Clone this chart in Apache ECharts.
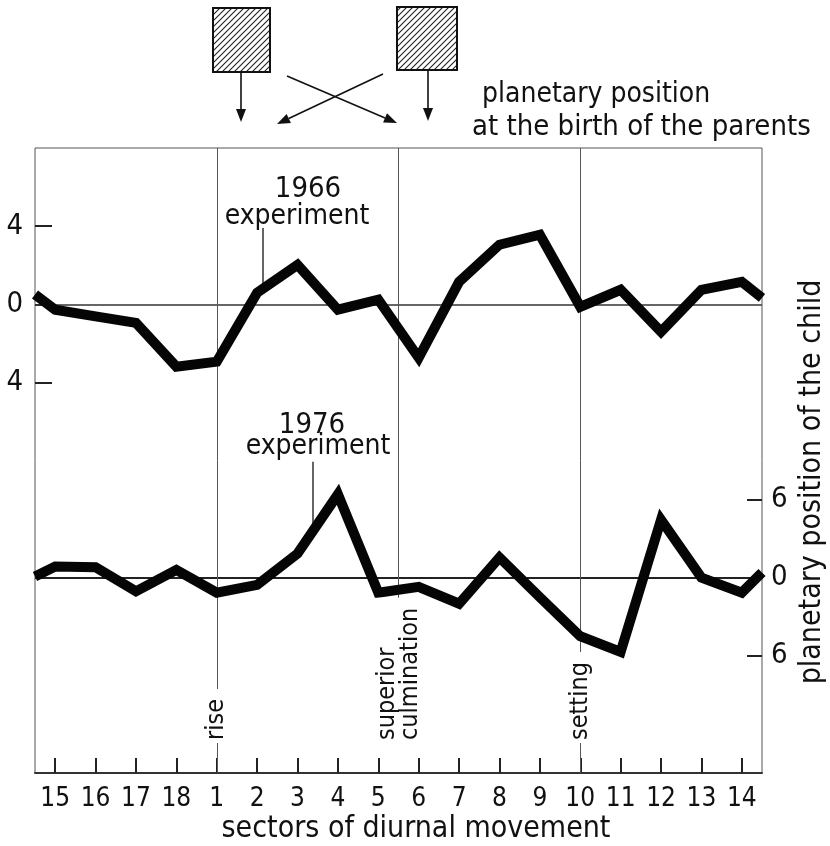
<!DOCTYPE html>
<html>
<head>
<meta charset="utf-8">
<script src="https://cdn.jsdelivr.net/npm/echarts@6/dist/echarts.min.js"></script>
<style>
  html, body { margin: 0; padding: 0; background: #fff; }
  #chart { width: 830px; height: 846px; }
</style>
</head>
<body>
<div id="chart"></div>
<script>
// Sectors of diurnal movement, in the order they run along the axis
const sectors = ['15', '16', '17', '18', '1', '2', '3', '4', '5', '6', '7', '8', '9', '10', '11', '12', '13', '14'];

// 1966 experiment: deviation per sector (upper curve, left scale)
const exp1966 = [-0.28, -0.62, -0.95, -3.2, -2.94, 0.59, 2.02, -0.28, 0.23, -2.74, 1.15, 3.05, 3.56, -0.13, 0.74, -1.41, 0.74, 1.15];
// 1966 curve where it meets the left and right frame (cycle wraps 14 -> 15)
const exp1966Edges = [0.5, 0.33];

// 1976 experiment: deviation per sector (lower curve, right scale)
const exp1976 = [0.85, 0.8, -1.05, 0.6, -1.15, -0.55, 1.85, 6.4, -1.15, -0.7, -2.0, 1.55, -1.5, -4.5, -5.7, 4.45, 0.0, -1.15];
const exp1976Edges = [0.1, 0.4];

// Scale ticks and their printed labels
const leftTicks = [4, 0, -4];
const leftTickLabels = ['4', '0', '4'];
const rightTicks = [6, 0, -6];
const rightTickLabels = ['6', '0', '6'];

// Reference positions on the sector axis
const riseAt = 4;            // sector 1
const culminationAt = 8.5;   // between sectors 5 and 6
const settingAt = 13;        // sector 10

const FONT = '"DejaVu Sans Condensed", "DejaVu Sans", sans-serif';
const INK = '#111';

function withEdges(values, edges) {
  const pts = [[-0.5, edges[0]]];
  values.forEach((v, i) => pts.push([i, v]));
  pts.push([values.length - 0.5, edges[1]]);
  return pts;
}

function labelFor(ticks, labels) {
  return v => {
    const i = ticks.findIndex(t => Math.abs(t - v) < 1e-9);
    return i >= 0 ? labels[i] : '';
  };
}

const chart = echarts.init(document.getElementById('chart'), null, { renderer: 'canvas' });

const curveStyle = { color: '#050505', width: 10, join: 'miter', cap: 'butt' };

chart.setOption({
  backgroundColor: '#fff',
  animation: false,
  grid: {
    left: 35, right: 68, top: 148, bottom: 73,
    outerBoundsMode: 'none',
    containLabel: false,
    show: true, borderColor: '#555', borderWidth: 1, backgroundColor: '#fff'
  },
  xAxis: [
    {
      type: 'category',
      data: sectors,
      boundaryGap: true,
      position: 'bottom',
      axisLine: { show: true, onZero: false, lineStyle: { color: '#333', width: 2 } },
      axisTick: { show: true, alignWithLabel: true, inside: true, length: 15, lineStyle: { color: '#222', width: 2 } },
      axisLabel: { interval: 0, margin: 13, fontSize: 26, fontFamily: FONT, color: INK },
      splitLine: { show: false }
    },
    {
      type: 'value', min: -0.5, max: sectors.length - 0.5, show: false,
      axisLine: { onZero: false }
    }
  ],
  yAxis: [
    {
      type: 'value', min: -24, max: 8, position: 'left',
      axisLine: { show: false, onZero: false },
      axisTick: { show: true, inside: true, length: 17, customValues: leftTicks, lineStyle: { color: '#222', width: 2 } },
      axisLabel: { customValues: leftTicks, formatter: labelFor(leftTicks, leftTickLabels), margin: 12, fontSize: 29, fontFamily: FONT, color: INK },
      splitLine: { show: false }
    },
    {
      type: 'value', min: -15, max: 33, position: 'right',
      axisLine: { show: false, onZero: false },
      axisTick: { show: true, inside: true, length: 15, customValues: rightTicks, lineStyle: { color: '#222', width: 2 } },
      axisLabel: { customValues: rightTicks, formatter: labelFor(rightTicks, rightTickLabels), margin: 9, fontSize: 29, fontFamily: FONT, color: INK },
      splitLine: { show: false }
    }
  ],
  series: [
    {
      name: '1966 experiment',
      type: 'line',
      xAxisIndex: 1, yAxisIndex: 0,
      data: withEdges(exp1966, exp1966Edges),
      symbol: 'none',
      clip: true,
      lineStyle: curveStyle,
      z: 5,
      markLine: {
        silent: true, symbol: 'none', animation: false,
        label: { show: false },
        lineStyle: { color: '#333', width: 1.5, type: 'solid' },
        data: [
          { yAxis: 0 },
          [{ coord: [5.15, 3.9] }, { coord: [5.15, 0.9] }]
        ]
      }
    },
    {
      name: '1976 experiment',
      type: 'line',
      xAxisIndex: 1, yAxisIndex: 1,
      data: withEdges(exp1976, exp1976Edges),
      symbol: 'none',
      clip: true,
      lineStyle: curveStyle,
      z: 5,
      markLine: {
        silent: true, symbol: 'none', animation: false,
        label: { show: false },
        lineStyle: { color: '#555', width: 1, type: 'solid' },
        data: [
          { yAxis: 0, lineStyle: { color: '#222', width: 2 } },
          { xAxis: riseAt },
          { xAxis: settingAt },
          [{ coord: [culminationAt, 33] }, { coord: [culminationAt, -2.7] }],
          [{ coord: [6.38, 8.9], lineStyle: { color: '#333', width: 1.5 } }, { coord: [6.38, 3.7] }]
        ]
      }
    }
  ]
});

// Hatch pattern for the two parent boxes
const hatch = document.createElement('canvas');
hatch.width = 6; hatch.height = 6;
(function () {
  const c = hatch.getContext('2d');
  c.fillStyle = '#fff'; c.fillRect(0, 0, 6, 6);
  c.strokeStyle = '#222'; c.lineWidth = 1.1;
  c.beginPath();
  c.moveTo(-1, 7); c.lineTo(7, -1);
  c.moveTo(-1, 1); c.lineTo(1, -1);
  c.moveTo(5, 7); c.lineTo(7, 5);
  c.stroke();
})();

function arrow(x1, y1, x2, y2) {
  const a = Math.atan2(y2 - y1, x2 - x1);
  const L = 13, W = 5;
  const bx = x2 - L * Math.cos(a), by = y2 - L * Math.sin(a);
  const nx = -Math.sin(a), ny = Math.cos(a);
  return [
    { type: 'line', shape: { x1: x1, y1: y1, x2: bx, y2: by }, style: { stroke: INK, lineWidth: 1.6 } },
    { type: 'polygon', shape: { points: [[x2, y2], [bx + nx * W, by + ny * W], [bx - nx * W, by - ny * W]] }, style: { fill: INK } }
  ];
}

function vText(text, x, y) {
  return {
    type: 'text', x: x, y: y, rotation: Math.PI / 2, z: 20,
    style: {
      text: text, fontSize: 25, fontFamily: FONT, fill: INK,
      align: 'left', verticalAlign: 'middle', lineHeight: 23,
      backgroundColor: '#fff', padding: [1, 10, 1, 3]
    }
  };
}

function hText(text, x, y, size, align) {
  return {
    type: 'text', x: x, y: y, z: 20,
    style: { text: text, fontSize: size, fontFamily: FONT, fill: INK, align: align || 'center', verticalAlign: 'middle' }
  };
}

const xPx = v => chart.convertToPixel({ xAxisIndex: 1 }, v);

const graphics = [
  // parent boxes
  { type: 'rect', shape: { x: 213, y: 8, width: 57, height: 64 }, style: { fill: { image: hatch, repeat: 'repeat' }, stroke: INK, lineWidth: 2 } },
  { type: 'rect', shape: { x: 397, y: 7, width: 60, height: 63 }, style: { fill: { image: hatch, repeat: 'repeat' }, stroke: INK, lineWidth: 2 } }
]
  .concat(arrow(241, 72, 241, 122))
  .concat(arrow(428, 70, 428, 121))
  .concat(arrow(287, 76, 397, 123))
  .concat(arrow(383, 74, 277, 124))
  .concat([
    hText('planetary position', 482, 95, 28, 'left'),
    hText('at the birth of the parents', 472, 127, 29, 'left'),
    hText('1966', 308, 189, 29),
    hText('experiment', 297, 217, 28),
    hText('1976', 312, 425, 29),
    hText('experiment', 318, 447, 28),
    hText('sectors of diurnal movement', 416, 829, 30),
    {
      type: 'text', x: 812, y: 482, rotation: Math.PI / 2, z: 20,
      style: { text: 'planetary position of the child', fontSize: 30, fontFamily: FONT, fill: INK, align: 'center', verticalAlign: 'middle' }
    },
    vText('rise', xPx(riseAt), 743),
    vText('setting', xPx(settingAt), 743),
    vText('superior\nculmination', xPx(culminationAt), 743)
  ]);

chart.setOption({ graphic: graphics });
</script>
</body>
</html>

Short exercise -
Take the material above from its first line through the line holding "const exp1966Edges = [0.5, 0.33];" and set it down exactly, without the pictures.

Finished exercise -
Clone this chart in Apache ECharts.
<!DOCTYPE html>
<html>
<head>
<meta charset="utf-8">
<script src="https://cdn.jsdelivr.net/npm/echarts@6/dist/echarts.min.js"></script>
<style>
  html, body { margin: 0; padding: 0; background: #fff; }
  #chart { width: 830px; height: 846px; }
</style>
</head>
<body>
<div id="chart"></div>
<script>
// Sectors of diurnal movement, in the order they run along the axis
const sectors = ['15', '16', '17', '18', '1', '2', '3', '4', '5', '6', '7', '8', '9', '10', '11', '12', '13', '14'];

// 1966 experiment: deviation per sector (upper curve, left scale)
const exp1966 = [-0.28, -0.62, -0.95, -3.2, -2.94, 0.59, 2.02, -0.28, 0.23, -2.74, 1.15, 3.05, 3.56, -0.13, 0.74, -1.41, 0.74, 1.15];
// 1966 curve where it meets the left and right frame (cycle wraps 14 -> 15)
const exp1966Edges = [0.5, 0.33];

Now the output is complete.